Power through Science: more science or fiction in our novels?

 'Any sufficiently advanced technology is indistinguishable from magic.'
- Arthur C. Clarke
I apologise for using such a cliché statement from the eternal Clarke, but it is true. 
It is easy to imagine some future settings in which our heroes are having the usual adventure accompanied by a plethora of events of drama, action, envy, emotions ect. The Science in the Fiction sometimes comes from just comfortably inventing technological gadgets that take care of the small, but somehow crucial details of a story. Without much consideration and/or research it is easy to fall in a trap where technological advancement serves the only purpose of facilitating how those crucial details are affecting and helping the dramatic unfolding of events to take place; and an entire universe to exist in a speculative realm. Thankfully, in my mind there is a line drawn between speculative fiction and Science Fiction.

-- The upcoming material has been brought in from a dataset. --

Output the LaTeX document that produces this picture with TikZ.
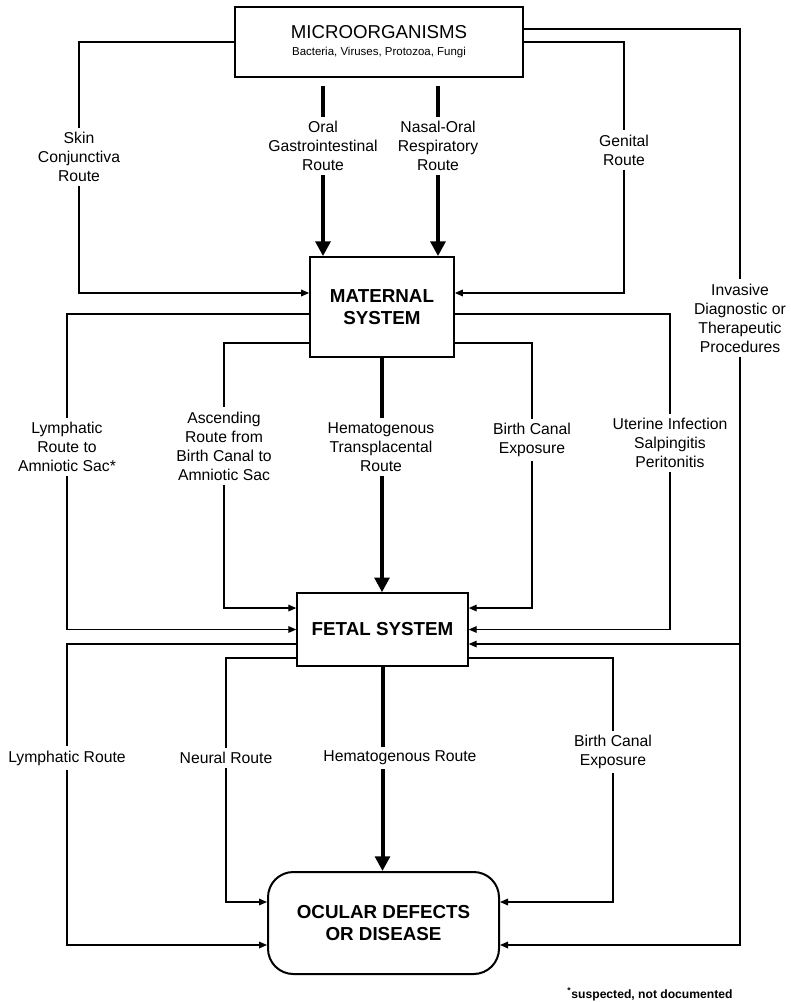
\documentclass[tikz,border=0pt]{standalone}
\usepackage{fontspec}
\setmainfont{Liberation Sans}
\usetikzlibrary{arrows.meta}
\tikzstyle{source}     = [rectangle, minimum width=216pt, minimum height=52.5pt, text centered, align=center, draw=black, line width=2.2pt]
\tikzstyle{system}     = [rectangle, text centered, align=center, draw=black, line width=1.3pt, font=\fontsize{14.1}{16.8}\selectfont\bfseries]
\tikzstyle{outcome}    = [rectangle, rounded corners=19pt, minimum width=173.25pt, minimum height=76.5pt, text centered, align=center, draw=black, line width=1.5pt, font=\fontsize{14.1}{17.2}\selectfont\bfseries]
\tikzstyle{route}      = [align=center, inner sep=3pt, font=\fontsize{11.8}{14.3}\selectfont]
\tikzstyle{wire}       = [line width=0.9pt]
\tikzstyle{arrow}      = [line width=0.9pt, -{Triangle[length=6pt,width=5pt]}]
\tikzstyle{heavy}      = [line width=3pt]
\tikzstyle{heavyarrow} = [line width=3pt, -{Triangle[length=11pt,width=11pt]}]

\begin{document}
\begin{tikzpicture}[x=0.75pt, y=-0.75pt]

    \useasboundingbox (0,0) rectangle (791,1002);

    \node (micro)    [source] at (379,42)
        {{\fontsize{14}{16.5}\selectfont MICROORGANISMS}\\[1pt]
         {\fontsize{8.6}{10}\selectfont Bacteria, Viruses, Protozoa, Fungi}};
    \node (maternal) [system, minimum width=108pt, minimum height=75pt] at (382,307) {MATERNAL\\SYSTEM};
    \node (fetal)    [system, minimum width=128.25pt, minimum height=54.75pt, line width=1.1pt] at (382.5,629.5) {FETAL SYSTEM};
    \node (ocular)   [outcome] at (383.5,923) {OCULAR DEFECTS\\OR DISEASE};

    \node (skin)     [route] at (79,157)   {Skin\\Conjunctiva\\Route};
    \node (oral)     [route] at (323,146)  {Oral\\Gastrointestinal\\Route};
    \node (nasal)    [route] at (438,146)  {Nasal-Oral\\Respiratory\\Route};
    \node (genital)  [route] at (624,150)  {Genital\\Route};
    \node (invasive) [route] at (740,318)  {Invasive\\Diagnostic or\\Therapeutic\\Procedures};
    \node (lymphA)   [route] at (67,447)   {Lymphatic\\Route to\\Amniotic Sac*};
    \node (ascend)   [route] at (224,446)  {Ascending\\Route from\\Birth Canal to\\Amniotic Sac};
    \node (hemaT)    [route] at (381,447)  {Hematogenous\\Transplacental\\Route};
    \node (birthA)   [route] at (532,440)  {Birth Canal\\Exposure};
    \node (uterine)  [route] at (670,443)  {Uterine Infection\\Salpingitis\\Peritonitis};
    \node (lymphR)   [route] at (67,758)   {Lymphatic Route};
    \node (neural)   [route] at (226,758)  {Neural Route};
    \node (hemaR)    [route] at (400,758)  {Hematogenous Route};
    \node (birthR)   [route] at (613,752)  {Birth Canal\\Exposure};

    % microorganisms -> maternal system
    \draw [wire] (micro.west) -| (skin);
    \draw [arrow] (skin) |- ([yshift=10.5pt]maternal.west);
    \draw [heavy, shorten <=6pt] (micro.south -| oral) -- (oral);
    \draw [heavyarrow] (oral) -- (oral |- maternal.north);
    \draw [heavy, shorten <=6pt] (micro.south -| nasal) -- (nasal);
    \draw [heavyarrow] (nasal) -- (nasal |- maternal.north);
    \draw [wire] (micro.east) -| (genital);
    \draw [arrow] (genital) |- ([yshift=10.5pt]maternal.east);
    \draw [wire] ([yshift=9.75pt]micro.east) -| (invasive);
    \draw [arrow] (invasive) |- ([yshift=-16.5pt]ocular.east);
    \draw [arrow] (invasive) |- ([yshift=-10.9pt]fetal.east);

    % maternal system -> fetal system
    \draw [wire] ([yshift=-5.25pt]maternal.west) -| (lymphA);
    \draw [arrow] (lymphA) |- (fetal.west);
    \draw [wire] ([yshift=-27pt]maternal.west) -| (ascend);
    \draw [arrow] (ascend) |- ([yshift=16.1pt]fetal.west);
    \draw [heavy] (maternal) -- (maternal |- hemaT.north);
    \draw [heavyarrow] (maternal |- hemaT.south) -- (maternal |- fetal.north);
    \draw [wire] ([yshift=-27pt]maternal.east) -| (birthA);
    \draw [arrow] (birthA) |- ([yshift=16.1pt]fetal.east);
    \draw [wire] ([yshift=-5.25pt]maternal.east) -| (uterine);
    \draw [arrow] (uterine) |- (fetal.east);

    % fetal system -> ocular defects
    \draw [wire] ([yshift=-10.9pt]fetal.west) -| (lymphR);
    \draw [arrow] (lymphR) |- ([yshift=-16.5pt]ocular.west);
    \draw [wire] ([yshift=-21.4pt]fetal.west) -| (neural);
    \draw [arrow] (neural) |- ([yshift=15.75pt]ocular.west);
    \draw [heavy] (fetal) -- (fetal |- hemaR.north);
    \draw [heavyarrow] (fetal |- hemaR.south) -- (fetal |- ocular.north);
    \draw [wire] ([yshift=-21.4pt]fetal.east) -| (birthR);
    \draw [arrow] (birthR) |- ([yshift=15.75pt]ocular.east);

    % footnote
    \node (note) [font=\fontsize{9.1}{11}\selectfont\bfseries] at (650,994)
        {\textsuperscript{*}suspected, not documented};

\end{tikzpicture}
\end{document}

Take for instance power consumption.
Giant interstellar ships are somehow omnipresent. Huge hulks sailing the constant solar winds in open space, either through hyperspace jumps, or through some fusion reaction; non-existent alien fuels also come to mind. Quite comfortably a very crucial element of ship propulsion is taken care of by a method that will essentially provide enough power that any other form of weapon-usage becomes obsolete. A mere plasma pulse will be enough to mess up the delicate balance of a planet's geological systems. And that power is readily available to any sufficiently advanced civilizations that can operate ships, giant enough to transfer entire legions, carry innumerable nuclear heads for orbital bombardment or just casually punching anti-matter bombs from space. In the curious case of anti-matter, the very encapsulating of the material will consume enough energy in the form of electro-magnetic fields that it will not make sense to spends it all on exotic weaponry with the addition that extra energy will be needed to propel the additional weight in space.

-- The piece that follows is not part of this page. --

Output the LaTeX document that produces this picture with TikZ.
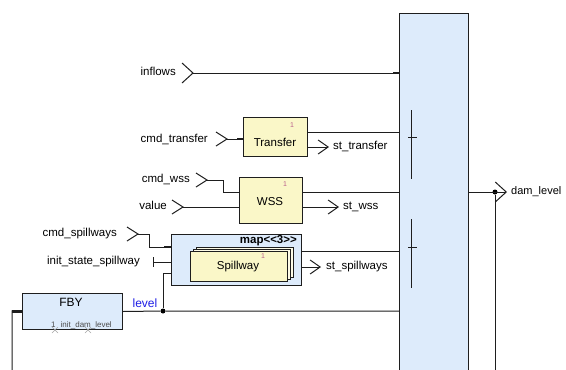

But that would take care of so much of the drama needed in novels, would it not? The last thing I would like somebody to think of me is that I am some sort of an iconoclast that is here only to criticise endlessly the work of other people. No! I do respect anyone who had the time to sit down and write a book, a novel or an article; or whatever it is for that matter, as long as it is in proper English. I do, however, like to point out there is an increasing presence of actual nonsensical scientific development being present in the world of SciFi today. Characters casually sail the shifting seas of emotions and dramatized climaxes in a space opera where all of the most interesting concepts are somehow concealed behind the omnipresent background of anything-goes technology that is there to serve whatever needs are emerging in the minds of somehow superannuated sentient beings. Even if it is using machine guns in an universe where characters travel through hyperspace. The very fact there is such technology available implies a huge energy harnessing potential. So huge that the destruction of an entire solar system is a mere push of a button. But wouldn't that be a bit too much, too far, too final and too abrupt for the case of long pieces of novels. Yes. Perhaps too much would be decided too quickly and too much would be erased from the long pages of a book, so that the characters would be sitting there wondering whether they should just dissociate their nemesis and probably several AU(astronomical units) worth of a distance in space. 

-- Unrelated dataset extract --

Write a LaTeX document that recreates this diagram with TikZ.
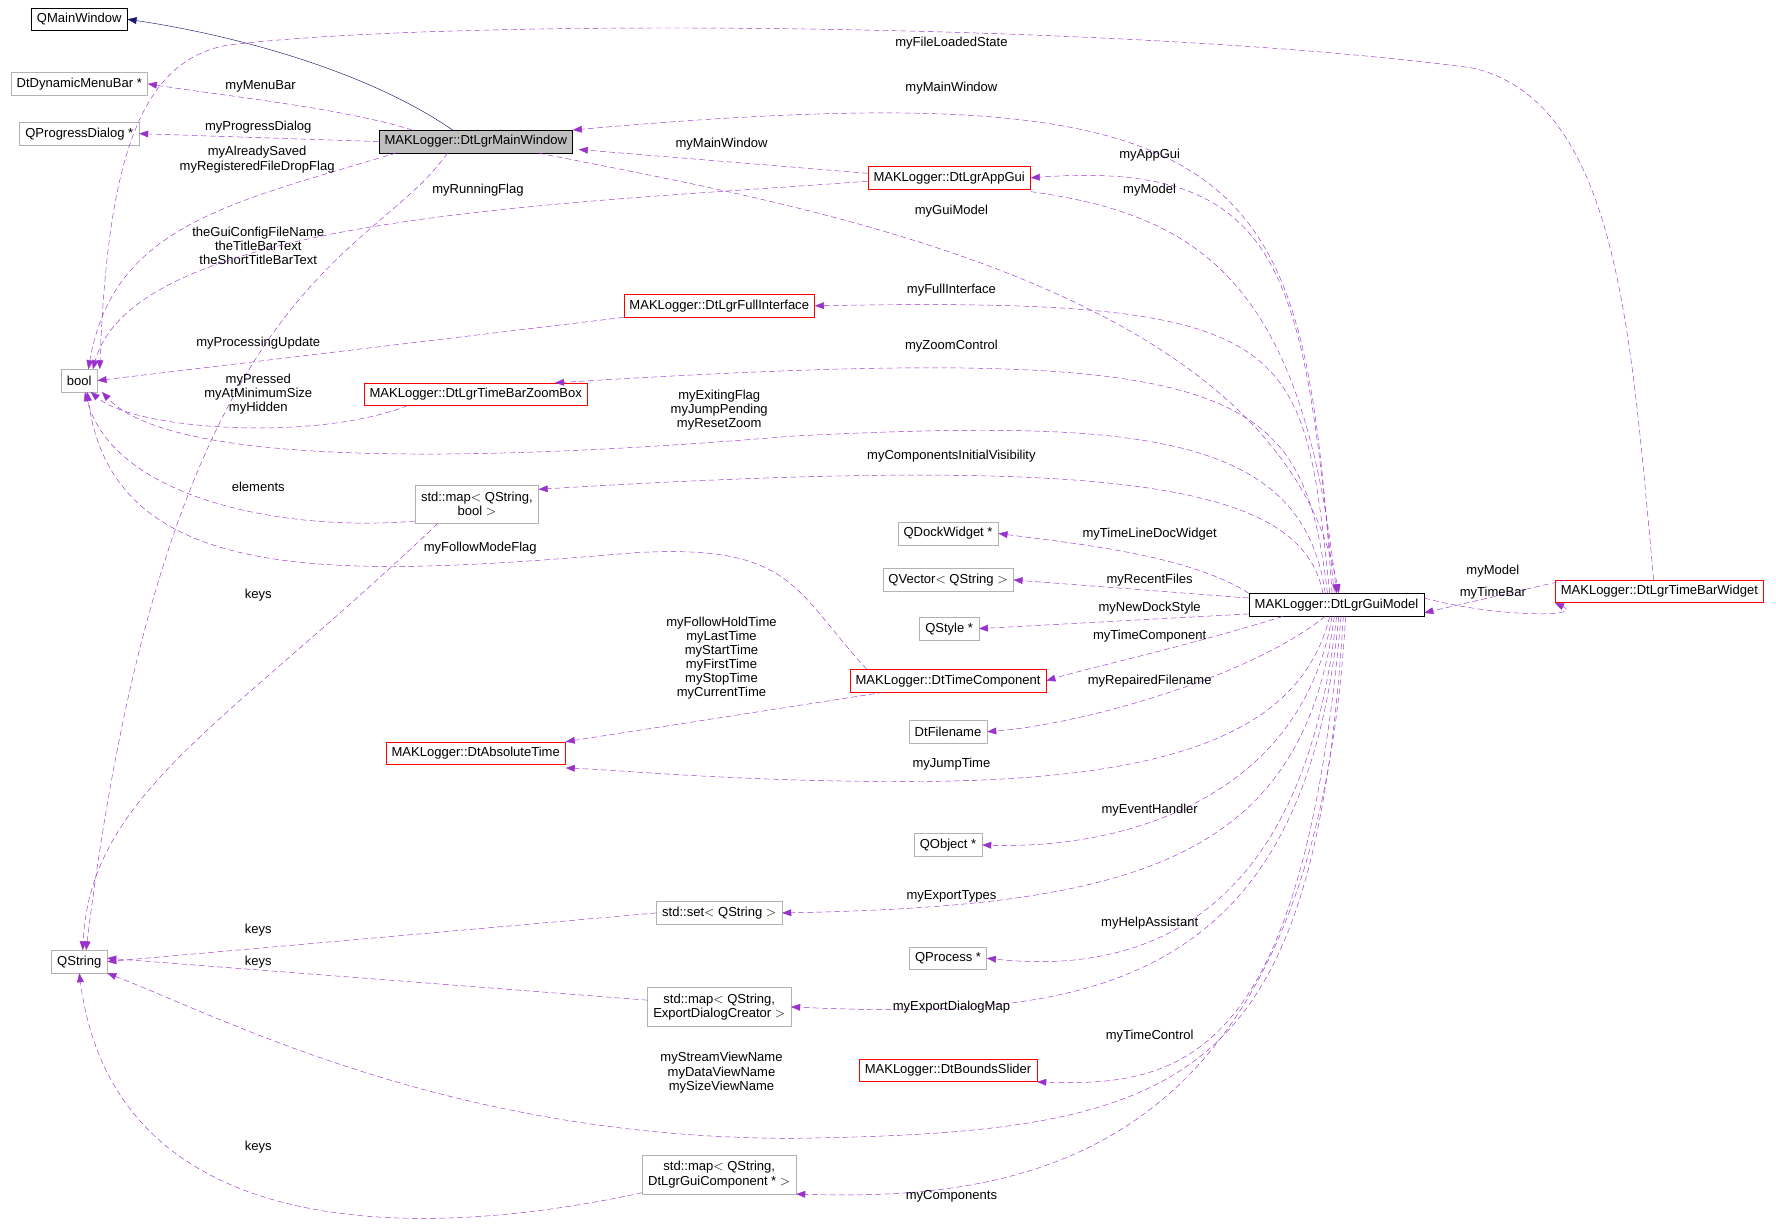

Nanoids come to the rescue for any illness, any DNA irregularity and any need to produce a stronger physical body. As long as there is a whole theatre to be played, it is worth the inclusion. But in such a developed stage the very same nanoids become so absurdly proliferated that self replicating, extremely small swarms of bots penetrate the vast distances of space to utterly wipe out life on entire planets, produce indestructible and eternal bodies or create vast space complexes from mere space debris. 
With today's exponential growth of science, extreme enlargement of academic knowledge it is not an easy task to predict where things will be in a hundred years. Less so in two hundred, probably*.
But Science fiction can be so much more than that. In a sense there is no need for so much destruction, when the actual destruction is so devastating that entire civilizations are wiped out in an instant. Despite our proto-consciousness and huge cave-man brain there are other external factors that play a crucial role to the development of a human being. Culture, society, language, family, written knowledge and art come to mind. In a stage where so much power becomes available to a civilization the overall maturity will invariably rise and produce a specie that is more self-aware and careful of it's environment. All of this in the attempt to preserve it's existence. Because life first and foremost tries to preserve itself. No, not by war. Exactly scientific development and the availability will produce conditions in which a being will be most likely beneficial and well dis-positioned towards the outside world. Or perhaps just ignoring it altogether. After all you don't spend much time looking and dealing with ants. No offence to the insectologists.

*Asimov's Foundation series comes to mind, where mathematics is used to calculate the collective outcome of humanity's progress in the millennia to come.